Release (claimed) Resource Instance/repository/workflow/release

Method: POST
Args:
uri=URI---subject to release

Requires: Current user is the owner, or Administrator role.

Side effects:

  1. Removes insert and delete access to the instance for the current user.
  2. Removes :hasWorkflowOwner* property (in an internal metadata graph)

Transition on Resource Instance/repository/workflow/push

Method: POST
Args:
uri=URI---subject to transition
transition=URI}}---indicates transition to take

Requires:

  1. read access to instance.
  2. must be claimed
  3. user should be either claim owner or Administrator
  4. user must have READ access on the chosen Transition.

Side effects:

  1. Implied release of any current claim (and all applicable side-effects of that)
  2. Executes action associated with this transaction, if any.
  3. Resource's workflow state will become the final state of the transition.

Administrative UI

The workflow mechanism also requires a couple of administrative UI pages, so admins can configure and examine the workflow system, and manage instances. All of these functions require the Administrator role.

Manage Workflow Transitions

This page lists all workflow transitions, along with enough salient details of each to select the one to edit. For example, label, initial/final states, and workspace. The master page also includes a link to create a new transaction (by filling in the detail page).

Each transition has a link to a "detail" page that lets the administrator examine and change all details of the transition. There is also a delete function.

Possibly add a link to export selected transitions (see next section).

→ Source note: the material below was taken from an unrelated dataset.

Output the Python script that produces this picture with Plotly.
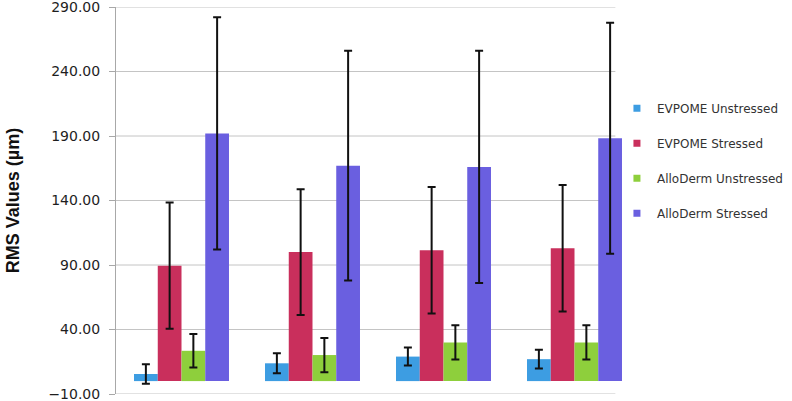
import plotly.graph_objects as go

categories = ["1", "2", "3", "4"]
series_names = ["EVPOME Unstressed", "EVPOME Stressed", "AlloDerm Unstressed", "AlloDerm Stressed"]
evpome_unstressed = [5.5, 13.8, 19.0, 17.0]
evpome_unstressed_err = [7.5, 7.7, 7.0, 7.3]
evpome_stressed = [89.5, 100.0, 101.5, 103.0]
evpome_stressed_err = [49.0, 48.8, 49.0, 49.0]
alloderm_unstressed = [23.5, 20.2, 30.0, 30.0]
alloderm_unstressed_err = [13.0, 13.3, 13.2, 13.2]
alloderm_stressed = [192.0, 167.0, 166.0, 188.2]
alloderm_stressed_err = [90.0, 89.0, 90.0, 89.5]
y_ticks = [-10, 40, 90, 140, 190, 240, 290]

colors = ["#3d9de2", "#c92f5c", "#8ecf3c", "#6a5fe0"]
values = [evpome_unstressed, evpome_stressed, alloderm_unstressed, alloderm_stressed]
errors = [evpome_unstressed_err, evpome_stressed_err, alloderm_unstressed_err, alloderm_stressed_err]

fig = go.Figure()
for name, vals, errs, col in zip(series_names, values, errors, colors):
    fig.add_trace(go.Bar(
        x=categories, y=vals, name=name, marker_color=col, marker_line_width=0,
        showlegend=False,
        error_y=dict(type="data", array=errs, visible=True, color="#111111",
                     thickness=2, width=4),
    ))
# legend entries with small square symbols
for i, (name, col) in enumerate(zip(series_names, colors)):
    fig.add_trace(go.Scatter(
        x=[None], y=[None], mode="markers", name=name, legendgroup=str(i),
        marker=dict(symbol="square", size=7, color=col),
    ))

for t in y_ticks:
    fig.add_shape(type="line", xref="paper", yref="y", x0=0, x1=0.953, y0=t, y1=t,
                  line=dict(color="#c4c4c4", width=1), layer="below")

fig.update_layout(
    width=792, height=401,
    margin=dict(l=116, r=152, t=7, b=7, autoexpand=False),
    plot_bgcolor="white", paper_bgcolor="white",
    barmode="group", bargap=0.275, bargroupgap=0,
    showlegend=True,
    legend=dict(x=0.956, xanchor="left", y=0.776, yanchor="top",
                font=dict(family="DejaVu Sans", size=12, color="#333333"),
                tracegroupgap=16, traceorder="grouped", bgcolor="rgba(0,0,0,0)"),
    xaxis=dict(showticklabels=False, showgrid=False, zeroline=False, showline=False,
               range=[-0.5, 3.5], automargin=False),
    yaxis=dict(range=[-10, 290], tickvals=y_ticks, tickformat=".2f",
               showgrid=False, zeroline=False, automargin=False,
               showline=True, linecolor="#a8a8a8", linewidth=1,
               ticks="outside", ticklen=6, tickcolor="#a8a8a8", ticklabelstandoff=6,
               ticklabeloverflow="allow",
               tickfont=dict(family="DejaVu Sans", size=14, color="#1e1e1e"),
               title=dict(text="RMS Values (µm)", standoff=24,
                          font=dict(family="Liberation Sans", size=18, color="#111111", weight="bold"))),
)

fig.write_html("out.html", config={"displayModeBar": False},
               post_script="document.body.style.margin='0px';document.body.style.overflow='hidden';")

Export and Import Transitions

Dump a serialized-RDF representation of the transitions which can be imported later in any repository. Options to select transitions, include access controls or not, etc. This may only appear as a REST-type HTTP transaction, not an interactive Web form.

Manage Claims

List resource claimed instances (restricted by workspace, user, etc) and allow the admin to release the claim, either individually or on a group. Includes sorting and pagination since results may be large.